I’m not saying descriptions or world building are not required, but they need to be well written, and not just sticking an adjective or two before a noun.
Take these examples:
In the book “Housekeeping” – on page one there is a sentence that describes the situation and context of the narrator’s grandfather’s house.
“He had grown up in the Middle west, in a house dug out of the ground, with windows just at earth level and just at eye level, so that from without, the house was a mere mound, no more a human stronghold than a grave, and from within , the perfect horizontality of the world in that place foreshortened the view so severely that the horizon seemed to circumscribe the sod house and nothing more.”

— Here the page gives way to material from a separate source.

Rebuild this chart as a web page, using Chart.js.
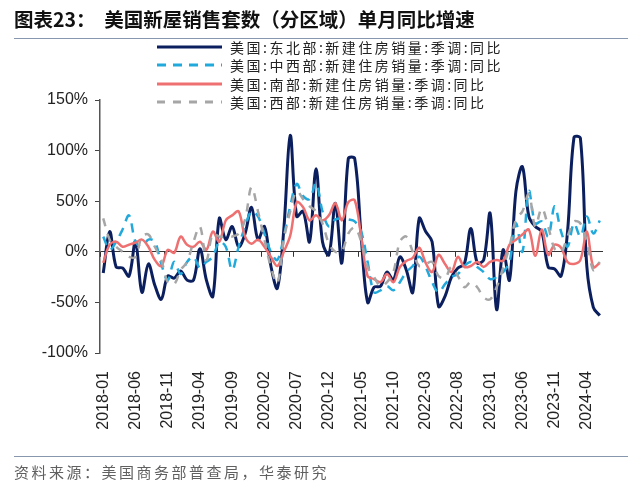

There is no excessive adjectives here. All the words are chosen and needed. It’s well considered. It evokes not only the place but the effect of the place on the mind of the person in that place.
Compare this sentences from the opening of “Time of the Twins’ – a fantasy novel from the 80s (books were written a few years apart).
”Walking with gentle, measured tread across the rich rug of lamb’s wool that lay on the marble floor, Bertrem paused before the great polished wooden desk. For long moments he said nothing, absorbed in watching the hand of the historian guide the quill across the parchment in firm, even, strokes”.
IF YOU CAN HAVE ONE ADJECTIVE THEN TWO ARE BETTER, are they?
Isn’t this better?
”Walking with even tread across the lamb’s wool rug, Bertrem paused before the desk. For a moment he said nothing, absorbed in watching the hand of the historian guide the quill across the parchment.”
It says the same thing, only succinctly. You can still picture the room – a lamb wool rug indicates richness. You know who is in it and what they are doing. The historian presumably writes nicely, otherwise why be a historian – do you need to put that in? No, you do not. You just don’t have to add in all those details in that way. If the marble floor is an important detail, maybe to suggest luxury – perhaps mention the discomfort of Bertrem’s feet on the coldness of it.
I no longer can read books with double-barrel adjectives peppering the text.